Getting carried away with that show look, it now sits on a totally custom set of 19-inch forged Radi8 R8CM9 3-piece split wheels from America, the only set in the UK, and the KWs were swapped for Air Lift struts and bags with 3H management.
“And then of course there’s the brakes, the stupid brakes…” Those yellow Lamborghini callipers you see peeping out at the front represent the perfect fusion of Stuart’s project transition, providing the stopping gumption required by the huge horsepower, and the on-point aesthetics of the showground. But they were a total pain in the arse.
“These Brembo 18Z callipers have had the faces machined off, calliper offset, and basically I cannot ever fit new pads again if I want to keep these wheels on and tuck them under the front arches,” he winces. “Thoroughly testing them to make sure they were safe after machining was a total nightmare too. They look good though!”
The final flourish was to revamp the interior, with a half-cage colour-coded to those mercurial callipers, a full boot build, and a set of truly special front seats. They’re fixed Recaro SPA race buckets which have been trimmed in the correct leather and Interlagos tartan, and they look utterly divine. And no, you can’t buy these off the shelf.

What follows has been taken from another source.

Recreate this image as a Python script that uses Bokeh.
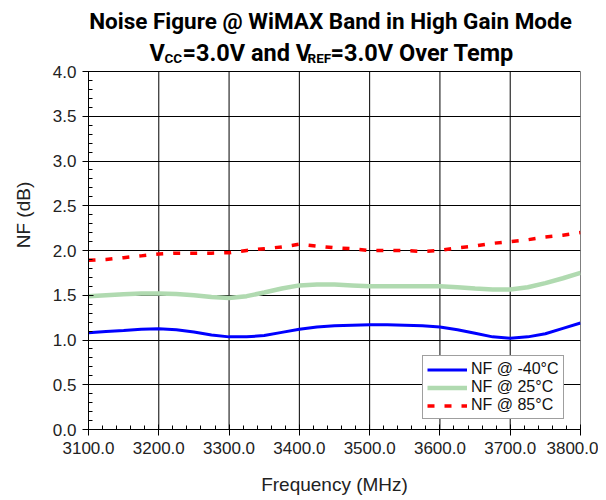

“People say I’m crazy all the time, but the car seems to get admired a lot, which makes it all worth it, I guess,” muses Stuart. That’s essentially the point – he’s obsessive about quality and has more than earned the right to soak up the love for his outstanding build. Sure, there are a few bagged Golfs on the scene. But none of them are like this. It’s Stuart’s own particular vision of perfection.